Biostat 203B Homework 4

Due Mar 8 @ 11:59PM

Author

Your Name and UID

Display machine information:

sessionInfo()

Display my machine memory.

memuse::Sys.meminfo()

Load database libraries and the tidyverse frontend:

library(bigrquery)
library(dbplyr)
library(DBI)
library(gt)
library(gtsummary)
library(tidyverse)

Q1. Compile the ICU cohort in HW3 from the Google BigQuery database

Below is an outline of steps. In this homework, we exclusively work with the BigQuery database and should not use any MIMIC data files stored on our local computer. Transform data as much as possible in BigQuery database and collect() the tibble only at the end of Q1.7.

Q1.1 Connect to BigQuery

Authenticate with BigQuery using the service account token. Please place the service account token (shared via BruinLearn) in the working directory (same folder as your qmd file). Do not add this token to your git repository.

# path to the service account token 
satoken <- "biostat-203b-2024-winter-313290ce47a6.json"
# BigQuery authentication using service account
bq_auth(path = satoken)

Connect to BigQuery database mimic4_v2_2 in GCP (Google Cloud Platform), using the project billing account biostat-203b-2024-winter.
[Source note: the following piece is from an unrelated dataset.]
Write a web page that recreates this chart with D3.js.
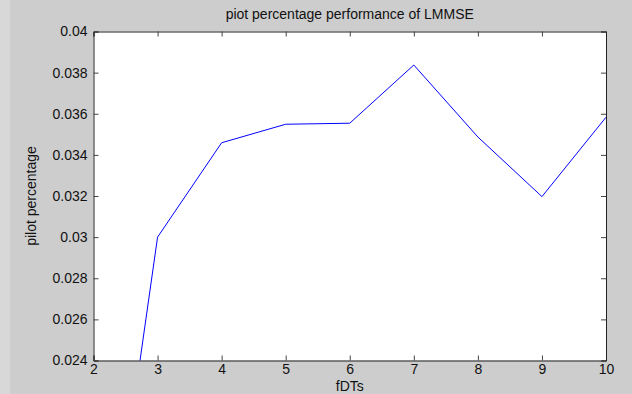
<!DOCTYPE html>
<html>
<head>
<meta charset="utf-8">
<script src="https://cdn.jsdelivr.net/npm/d3@7"></script>
<style>
  body { margin: 0; background: #cdcdcd; }
  text { font-family: "Liberation Sans", Arial, sans-serif; fill: #111; }
</style>
</head>
<body>
<div id="chart"></div>
<script>
// values
var fdts = [2, 3, 4, 5, 6, 7, 8, 9, 10];
var pilotPct = [0.0081, 0.0300, 0.03459, 0.03549, 0.03554, 0.03837, 0.03487, 0.03197, 0.03583];
var xTicks = [2, 3, 4, 5, 6, 7, 8, 9, 10];
var yTicks = [0.024, 0.026, 0.028, 0.03, 0.032, 0.034, 0.036, 0.038, 0.04];

var W = 632, H = 394;
var margin = { top: 31.5, right: 26, bottom: 33.5, left: 93.5 },
  width = W - margin.left - margin.right,
  height = H - margin.top - margin.bottom;

var svg = d3.select("#chart").append("svg")
  .attr("width", W)
  .attr("height", H);

svg.append("rect").attr("width", W).attr("height", H).attr("fill", "#cdcdcd");
svg.append("rect").attr("width", 10).attr("height", H).attr("fill", "#d8d8d8");

var g = svg.append("g")
  .attr("transform", "translate(" + margin.left + "," + margin.top + ")");

var x = d3.scaleLinear().domain([2, 10]).range([0, width]);
var y = d3.scaleLinear().domain([0.024, 0.04]).range([height, 0]);

g.append("rect")
  .attr("width", width)
  .attr("height", height)
  .attr("fill", "#fff");

g.append("clipPath").attr("id", "clip")
  .append("rect").attr("width", width).attr("height", height);

var line = d3.line()
  .x(function (d, i) { return x(fdts[i]); })
  .y(function (d) { return y(d); });

g.append("path")
  .datum(pilotPct)
  .attr("clip-path", "url(#clip)")
  .attr("fill", "none")
  .attr("stroke", "#0000ff")
  .attr("stroke-width", 1)
  .attr("d", line);

// axes with inward ticks, MATLAB style
var xAxis = d3.axisBottom(x).tickValues(xTicks).tickSize(-5).tickPadding(4).tickFormat(d3.format("d"));
var xTop = d3.axisTop(x).tickValues(xTicks).tickSize(-5).tickFormat("");
var yAxis = d3.axisLeft(y).tickValues(yTicks).tickSize(-5).tickPadding(6).tickFormat(function (d) { return +d.toFixed(3); });
var yRight = d3.axisRight(y).tickValues(yTicks).tickSize(-5).tickFormat("");

g.append("g").attr("class", "axis").attr("transform", "translate(0," + height + ")").call(xAxis);
g.append("g").attr("class", "axis").call(xTop);
g.append("g").attr("class", "axis").call(yAxis);
g.append("g").attr("class", "axis").attr("transform", "translate(" + width + ",0)").call(yRight);

g.selectAll(".axis path").attr("stroke", "#222");
g.selectAll(".axis line").attr("stroke", "#444");
g.selectAll(".axis text").attr("font-size", "14px").attr("fill", "#111")
  .attr("font-family", "'Liberation Sans', Arial, sans-serif");

g.append("text")
  .attr("x", width / 2)
  .attr("y", -13)
  .attr("text-anchor", "middle")
  .attr("font-size", "14px")
  .text("piot percentage performance of LMMSE");

g.append("text")
  .attr("x", width / 2)
  .attr("y", height + 30)
  .attr("text-anchor", "middle")
  .attr("font-size", "14px")
  .text("fDTs");

g.append("text")
  .attr("transform", "translate(-58," + (height / 2) + ") rotate(-90)")
  .attr("text-anchor", "middle")
  .attr("font-size", "14px")
  .text("pilot percentage");
</script>
</body>
</html>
# connect to the BigQuery database `biostat-203b-2024-winter.mimic4_v2_2`
con_bq <- dbConnect(
    bigrquery::bigquery(),
    project = "biostat-203b-2024-winter",
    dataset = "mimic4_v2_2",
    billing = "biostat-203b-2024-winter"
)
con_bq

List all tables in the mimic4_v2_2 database.

dbListTables(con_bq)

Q1.2 icustays data

Connect to the icustays table.

# full ICU stays table
icustays_tble <- tbl(con_bq, "icustays") |>
  # show_query() |>
  print(width = Inf)

Q1.3 admissions data

Connect to the admissions table.

# # TODO
# admissions_tble <- 

Q1.4 patients data

Connect to the patients table.

# # TODO
# patients_tble <-

Q1.5 labevents data

Connect to the labevents table and retrieve a subset that only contain subjects who appear in icustays_tble and the lab items listed in HW3. Only keep the last lab measurements before the ICU stay and pivot lab items to become variables/columns. Write all steps in one chain of pipes.

# # TODO
# labevents_tble <- 

Q1.6 chartevents data

Connect to chartevents table and retrieve a subset that only contain subjects who appear in icustays_tble and the chart events listed in HW3. Only keep the first chart events during ICU stay and pivot chart events to become variables/columns. Write all steps in one chain of pipes.

# # TODO
# chartevents_tble <- 

Q1.7 Put things together

This step is similar to Q7 of HW3. Using one chain of pipes |> to perform following data wrangling steps: (i) start with the icustays_tble, (ii) merge in admissions and patients tables, (iii) keep adults only (age at ICU intime >= 18), (iv) merge in the labevents and chartevents tables, (v) collect the tibble.

# # TODO
# mimic_icu_cohort <- 

Q1.8 Preprocessing

Perform the following preprocessing steps. (i) Lump infrequent levels into “Other” level for first_careunit, last_careunit, admission_type, admission_location, and discharge_location. (ii) Collapse the levels of race into ASIAN, BLACK, HISPANIC, WHITE, and Other. (iii) Create a new variable los_long that is TRUE when los is greater than or equal to 2 days. (iv) Summarize the data using tbl_summary(), stratified by los_long. Hint: fct_lump and fct_collapse from the forcats package can be useful.

Hint: Below is a numerical summary of my tibble after preprocessing:

Q1.9 Save the final tibble

Save the final tibble to an R data file mimic_icu_cohort.rds in the mimiciv_shiny folder.

# make a directory mimiciv_shiny
if (!dir.exists("mimiciv_shiny")) {
  dir.create("mimiciv_shiny")
}
# save the final tibble
mimic_icu_cohort |>
  write_rds("mimiciv_shiny/mimic_icu_cohort.rds", compress = "gz")

Close database connection and clear workspace.

if (exists("con_bq")) {
  dbDisconnect(con_bq)
}
rm(list = ls())

Although it is not a good practice to add big data files to git, for grading purpose, please add mimic_icu_cohort.rds to your git repository.

Q2. Shiny app

Develop a Shiny app for exploring the ICU cohort data created in Q1. The app should reside in the mimiciv_shiny folder. The app should contain at least two tabs. One tab provides easy access to the graphical and numerical summaries of variables (demographics, lab measurements, vitals) in the ICU cohort. The other allows user to choose a specific patient in the cohort and display the patient’s ADT and ICU stay information as we did in Q1 of HW3.